> INSTRUCTION:
Restate the material word for word and leave out anything that is a picture.
_ _ _ _ _ _ _
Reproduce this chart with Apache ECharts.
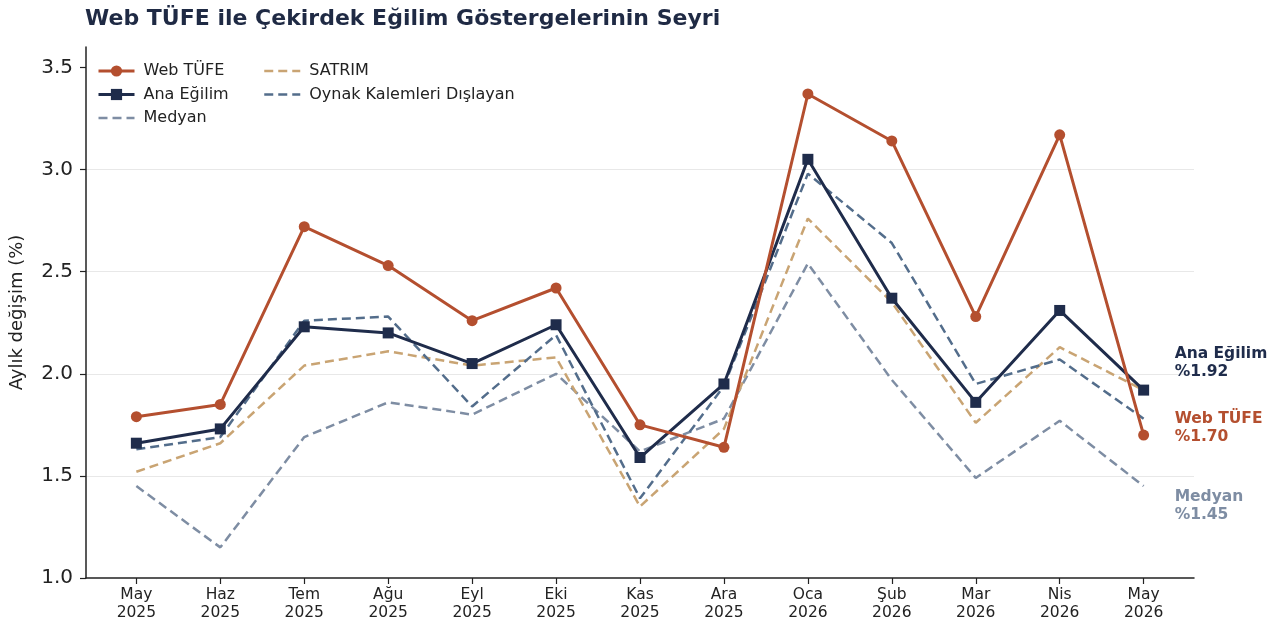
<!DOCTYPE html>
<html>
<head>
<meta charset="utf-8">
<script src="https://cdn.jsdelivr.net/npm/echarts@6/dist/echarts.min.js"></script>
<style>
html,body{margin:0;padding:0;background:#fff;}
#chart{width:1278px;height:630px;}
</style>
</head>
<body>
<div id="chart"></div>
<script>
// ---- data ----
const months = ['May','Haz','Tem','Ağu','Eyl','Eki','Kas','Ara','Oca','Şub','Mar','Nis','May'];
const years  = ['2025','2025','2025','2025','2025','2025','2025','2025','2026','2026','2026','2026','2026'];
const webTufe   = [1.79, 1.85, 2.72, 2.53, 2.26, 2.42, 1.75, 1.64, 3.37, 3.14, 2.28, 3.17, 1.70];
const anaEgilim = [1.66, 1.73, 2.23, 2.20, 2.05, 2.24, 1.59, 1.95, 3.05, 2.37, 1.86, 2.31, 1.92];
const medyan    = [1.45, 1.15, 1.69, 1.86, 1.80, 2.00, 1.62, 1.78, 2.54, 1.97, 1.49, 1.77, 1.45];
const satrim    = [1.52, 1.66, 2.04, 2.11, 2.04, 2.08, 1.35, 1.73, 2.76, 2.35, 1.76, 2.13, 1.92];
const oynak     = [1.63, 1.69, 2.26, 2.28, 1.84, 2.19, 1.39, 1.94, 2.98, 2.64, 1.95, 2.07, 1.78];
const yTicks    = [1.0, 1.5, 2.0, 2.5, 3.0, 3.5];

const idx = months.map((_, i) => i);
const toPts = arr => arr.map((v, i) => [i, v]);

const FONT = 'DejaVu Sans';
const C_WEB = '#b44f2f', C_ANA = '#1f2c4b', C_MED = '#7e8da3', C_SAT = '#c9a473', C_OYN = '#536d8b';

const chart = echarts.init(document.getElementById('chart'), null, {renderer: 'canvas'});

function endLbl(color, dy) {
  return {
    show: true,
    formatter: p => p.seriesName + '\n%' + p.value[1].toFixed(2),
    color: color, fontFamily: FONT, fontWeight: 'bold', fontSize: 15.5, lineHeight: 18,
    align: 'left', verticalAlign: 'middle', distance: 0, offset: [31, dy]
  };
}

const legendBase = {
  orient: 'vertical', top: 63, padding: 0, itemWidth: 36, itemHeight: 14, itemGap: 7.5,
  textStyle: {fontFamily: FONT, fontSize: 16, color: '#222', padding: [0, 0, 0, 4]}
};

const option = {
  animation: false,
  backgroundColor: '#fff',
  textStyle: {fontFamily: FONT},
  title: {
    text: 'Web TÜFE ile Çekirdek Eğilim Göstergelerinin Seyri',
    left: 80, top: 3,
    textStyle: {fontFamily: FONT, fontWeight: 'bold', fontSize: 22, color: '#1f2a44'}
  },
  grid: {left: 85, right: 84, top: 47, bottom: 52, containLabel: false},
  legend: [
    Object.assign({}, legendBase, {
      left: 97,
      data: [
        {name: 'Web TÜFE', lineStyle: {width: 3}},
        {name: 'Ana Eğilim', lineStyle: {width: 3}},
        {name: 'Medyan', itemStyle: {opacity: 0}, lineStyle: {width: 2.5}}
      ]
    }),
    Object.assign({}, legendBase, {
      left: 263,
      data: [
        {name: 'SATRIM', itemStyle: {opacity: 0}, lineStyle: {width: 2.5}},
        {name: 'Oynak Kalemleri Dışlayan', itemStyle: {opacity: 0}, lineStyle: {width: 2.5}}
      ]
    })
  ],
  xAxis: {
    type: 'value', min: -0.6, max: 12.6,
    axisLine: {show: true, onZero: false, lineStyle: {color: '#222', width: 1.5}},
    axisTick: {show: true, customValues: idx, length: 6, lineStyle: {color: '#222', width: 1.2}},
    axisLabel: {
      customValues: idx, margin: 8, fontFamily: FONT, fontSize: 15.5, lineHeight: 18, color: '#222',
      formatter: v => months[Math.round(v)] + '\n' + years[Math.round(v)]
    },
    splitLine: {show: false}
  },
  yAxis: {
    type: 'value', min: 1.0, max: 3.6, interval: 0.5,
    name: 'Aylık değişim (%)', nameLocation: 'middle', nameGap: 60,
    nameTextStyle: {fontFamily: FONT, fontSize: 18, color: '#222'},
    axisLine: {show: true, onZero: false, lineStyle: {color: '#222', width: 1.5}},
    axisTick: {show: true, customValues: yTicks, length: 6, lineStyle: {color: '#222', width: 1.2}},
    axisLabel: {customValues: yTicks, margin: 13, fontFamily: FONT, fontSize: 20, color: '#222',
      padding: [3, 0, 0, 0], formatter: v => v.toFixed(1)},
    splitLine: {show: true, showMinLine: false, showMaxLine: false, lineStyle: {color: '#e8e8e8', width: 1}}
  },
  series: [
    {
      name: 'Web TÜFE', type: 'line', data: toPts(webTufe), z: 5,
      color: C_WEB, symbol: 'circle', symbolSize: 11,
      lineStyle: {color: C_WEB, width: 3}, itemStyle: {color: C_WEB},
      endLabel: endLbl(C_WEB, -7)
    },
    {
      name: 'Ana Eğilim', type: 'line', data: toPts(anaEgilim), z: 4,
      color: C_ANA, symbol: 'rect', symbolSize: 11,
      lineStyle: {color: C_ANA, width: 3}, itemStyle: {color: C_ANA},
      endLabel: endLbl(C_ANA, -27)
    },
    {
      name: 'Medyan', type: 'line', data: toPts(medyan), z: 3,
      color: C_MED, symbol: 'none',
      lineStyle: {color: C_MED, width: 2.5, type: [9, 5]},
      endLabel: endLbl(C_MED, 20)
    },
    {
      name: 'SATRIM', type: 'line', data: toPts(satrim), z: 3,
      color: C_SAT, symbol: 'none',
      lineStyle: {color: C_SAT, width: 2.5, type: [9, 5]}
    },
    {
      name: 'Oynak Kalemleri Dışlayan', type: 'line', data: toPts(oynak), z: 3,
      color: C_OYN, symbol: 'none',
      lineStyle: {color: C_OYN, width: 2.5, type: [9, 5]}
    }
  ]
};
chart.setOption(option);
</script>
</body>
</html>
_ _ _ _ _ _ _
> WRITTEN SOLUTION:
Reproduce this chart with Apache ECharts.
<!DOCTYPE html>
<html>
<head>
<meta charset="utf-8">
<script src="https://cdn.jsdelivr.net/npm/echarts@6/dist/echarts.min.js"></script>
<style>
html,body{margin:0;padding:0;background:#fff;}
#chart{width:1278px;height:630px;}
</style>
</head>
<body>
<div id="chart"></div>
<script>
// ---- data ----
const months = ['May','Haz','Tem','Ağu','Eyl','Eki','Kas','Ara','Oca','Şub','Mar','Nis','May'];
const years  = ['2025','2025','2025','2025','2025','2025','2025','2025','2026','2026','2026','2026','2026'];
const webTufe   = [1.79, 1.85, 2.72, 2.53, 2.26, 2.42, 1.75, 1.64, 3.37, 3.14, 2.28, 3.17, 1.70];
const anaEgilim = [1.66, 1.73, 2.23, 2.20, 2.05, 2.24, 1.59, 1.95, 3.05, 2.37, 1.86, 2.31, 1.92];
const medyan    = [1.45, 1.15, 1.69, 1.86, 1.80, 2.00, 1.62, 1.78, 2.54, 1.97, 1.49, 1.77, 1.45];
const satrim    = [1.52, 1.66, 2.04, 2.11, 2.04, 2.08, 1.35, 1.73, 2.76, 2.35, 1.76, 2.13, 1.92];
const oynak     = [1.63, 1.69, 2.26, 2.28, 1.84, 2.19, 1.39, 1.94, 2.98, 2.64, 1.95, 2.07, 1.78];
const yTicks    = [1.0, 1.5, 2.0, 2.5, 3.0, 3.5];

const idx = months.map((_, i) => i);
const toPts = arr => arr.map((v, i) => [i, v]);

const FONT = 'DejaVu Sans';
const C_WEB = '#b44f2f', C_ANA = '#1f2c4b', C_MED = '#7e8da3', C_SAT = '#c9a473', C_OYN = '#536d8b';

const chart = echarts.init(document.getElementById('chart'), null, {renderer: 'canvas'});

function endLbl(color, dy) {
  return {
    show: true,
    formatter: p => p.seriesName + '\n%' + p.value[1].toFixed(2),
    color: color, fontFamily: FONT, fontWeight: 'bold', fontSize: 15.5, lineHeight: 18,
    align: 'left', verticalAlign: 'middle', distance: 0, offset: [31, dy]
  };
}

const legendBase = {
  orient: 'vertical', top: 63, padding: 0, itemWidth: 36, itemHeight: 14, itemGap: 7.5,
  textStyle: {fontFamily: FONT, fontSize: 16, color: '#222', padding: [0, 0, 0, 4]}
};

const option = {
  animation: false,
  backgroundColor: '#fff',
  textStyle: {fontFamily: FONT},
  title: {
    text: 'Web TÜFE ile Çekirdek Eğilim Göstergelerinin Seyri',
    left: 80, top: 3,
    textStyle: {fontFamily: FONT, fontWeight: 'bold', fontSize: 22, color: '#1f2a44'}
  },
  grid: {left: 85, right: 84, top: 47, bottom: 52, containLabel: false},
  legend: [
    Object.assign({}, legendBase, {
      left: 97,
      data: [
        {name: 'Web TÜFE', lineStyle: {width: 3}},
        {name: 'Ana Eğilim', lineStyle: {width: 3}},
        {name: 'Medyan', itemStyle: {opacity: 0}, lineStyle: {width: 2.5}}
      ]
    }),
    Object.assign({}, legendBase, {
      left: 263,
      data: [
        {name: 'SATRIM', itemStyle: {opacity: 0}, lineStyle: {width: 2.5}},
        {name: 'Oynak Kalemleri Dışlayan', itemStyle: {opacity: 0}, lineStyle: {width: 2.5}}
      ]
    })
  ],
  xAxis: {
    type: 'value', min: -0.6, max: 12.6,
    axisLine: {show: true, onZero: false, lineStyle: {color: '#222', width: 1.5}},
    axisTick: {show: true, customValues: idx, length: 6, lineStyle: {color: '#222', width: 1.2}},
    axisLabel: {
      customValues: idx, margin: 8, fontFamily: FONT, fontSize: 15.5, lineHeight: 18, color: '#222',
      formatter: v => months[Math.round(v)] + '\n' + years[Math.round(v)]
    },
    splitLine: {show: false}
  },
  yAxis: {
    type: 'value', min: 1.0, max: 3.6, interval: 0.5,
    name: 'Aylık değişim (%)', nameLocation: 'middle', nameGap: 60,
    nameTextStyle: {fontFamily: FONT, fontSize: 18, color: '#222'},
    axisLine: {show: true, onZero: false, lineStyle: {color: '#222', width: 1.5}},
    axisTick: {show: true, customValues: yTicks, length: 6, lineStyle: {color: '#222', width: 1.2}},
    axisLabel: {customValues: yTicks, margin: 13, fontFamily: FONT, fontSize: 20, color: '#222',
      padding: [3, 0, 0, 0], formatter: v => v.toFixed(1)},
    splitLine: {show: true, showMinLine: false, showMaxLine: false, lineStyle: {color: '#e8e8e8', width: 1}}
  },
  series: [
    {
      name: 'Web TÜFE', type: 'line', data: toPts(webTufe), z: 5,
      color: C_WEB, symbol: 'circle', symbolSize: 11,
      lineStyle: {color: C_WEB, width: 3}, itemStyle: {color: C_WEB},
      endLabel: endLbl(C_WEB, -7)
    },
    {
      name: 'Ana Eğilim', type: 'line', data: toPts(anaEgilim), z: 4,
      color: C_ANA, symbol: 'rect', symbolSize: 11,
      lineStyle: {color: C_ANA, width: 3}, itemStyle: {color: C_ANA},
      endLabel: endLbl(C_ANA, -27)
    },
    {
      name: 'Medyan', type: 'line', data: toPts(medyan), z: 3,
      color: C_MED, symbol: 'none',
      lineStyle: {color: C_MED, width: 2.5, type: [9, 5]},
      endLabel: endLbl(C_MED, 20)
    },
    {
      name: 'SATRIM', type: 'line', data: toPts(satrim), z: 3,
      color: C_SAT, symbol: 'none',
      lineStyle: {color: C_SAT, width: 2.5, type: [9, 5]}
    },
    {
      name: 'Oynak Kalemleri Dışlayan', type: 'line', data: toPts(oynak), z: 3,
      color: C_OYN, symbol: 'none',
      lineStyle: {color: C_OYN, width: 2.5, type: [9, 5]}
    }
  ]
};
chart.setOption(option);
</script>
</body>
</html>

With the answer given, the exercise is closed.